Now, the club's owner, Rich Romanello, was the group's manager, and he had taken the Brummels down to Hollywood earlier that fall to cut a demo at the famed Gold Star Studios (the home of Phil Spector and the Beach Boys). But despite the group's Anglophilic moniker and a repertoire sprinkled with several Beatles tunes, the formative Brummels sound heard on this three-song demo feels more rooted in American soil than Liverpudlian, as the tight harmonies and country-rock swing of the Everly Brothers' hits from the early '60s ("Cathy's Clown," in particular) resonate throughout. According to Al Hazan, who produced the demo, "I never thought of the Brummels in terms of the Beatles" -- more on this in a second -- "it was Ron Elliott's talent as a songwriter that caused me to want to produce them." Indeed, "People Are Cruel," the gem of the demo and a rather intricate pop number for a 19-year-old to have composed, exudes a somber, almost desperate tone, which is all the more enhanced by Valentino's quivering, country and western-informed croon.

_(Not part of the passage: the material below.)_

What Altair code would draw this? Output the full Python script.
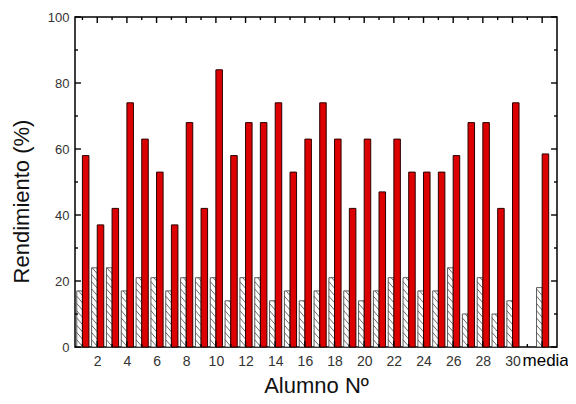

Thus, Donahue and Mitchell found exactly what they were looking for: a polished, professional-sounding group with great songwriting that, if marketed properly, would allow these DJs to cash in on Beatlemania. And that's exactly what they proceeded to do, with a speed and efficiency typical of shrewd business types who know that cash cows need to be milked as quickly and thoroughly as possible.
Within a matter of weeks, Donahue and Mitchell signed the Brummels to Autumn (eventually supplanting Romanello as their manager), pulled them from the Morocco Room, relocated them to DJ's (their club in North Beach), and whisked these young men into Coast Recorders (on Bush Street) with a nascent Sly Stone as their producer. By January 1965, Donahue and Mitchell had dressed the Brummels in matching, faux-Beatles suits and were spreading rumors that the group was indeed from the United Kingdom. Shortly thereafter, the Elliott-penned "Laugh Laugh," the first American single to really nail the folk-rock aesthetic, climbed to No. 15 on Billboard, and the Brummels -- while the Byrds were still in the studio recording their version of "Mr. Tambourine Man" -- emerged as bona fide American teen idols, complete with sexually charged little girls screaming and chasing after them; appearances on American Bandstand, Shindig, and Hullabaloo; sold-out concerts at the Cow Palace and the San Jose Civic Auditorium (with the Beach Boys); cameos in such trashy teen flicks as Wild Wild Winter and Village of the Giants; and an animated spot as the "Beau Brummelstones" on The Flintstones.
And herein lies the reason their tale is forgotten history. How could any manager-groomed pop group appearing on The Flintstones be taken seriously as a folk-rock pioneer when the mythical narrative of '60s folk-rock is based upon a central theme -- hip folkies turning electric and transforming mindless Top 40 pap for teenagers into groundbreaking modern music for smart, college-educated young adults? The Brummels' image, regardless of how good the group was musically, didn't fit that narrative, while the Byrds' did, despite the fact that only a single Byrd actually played an instrument on "Mr. Tambourine Man." Combine the image problem with a slew of managerial and promotional blunders, and you've got a trailblazing band whose time in the spotlight was markedly short, though it did go on to create some of the most inspired music of the '60s, recordings on a par with anything made by the Kinks or the Beatles. It's a tragic yet illuminating situation that calls into question the whole mythology of the '60s, a decade revered as a time when artistic innovation and popular taste coincided.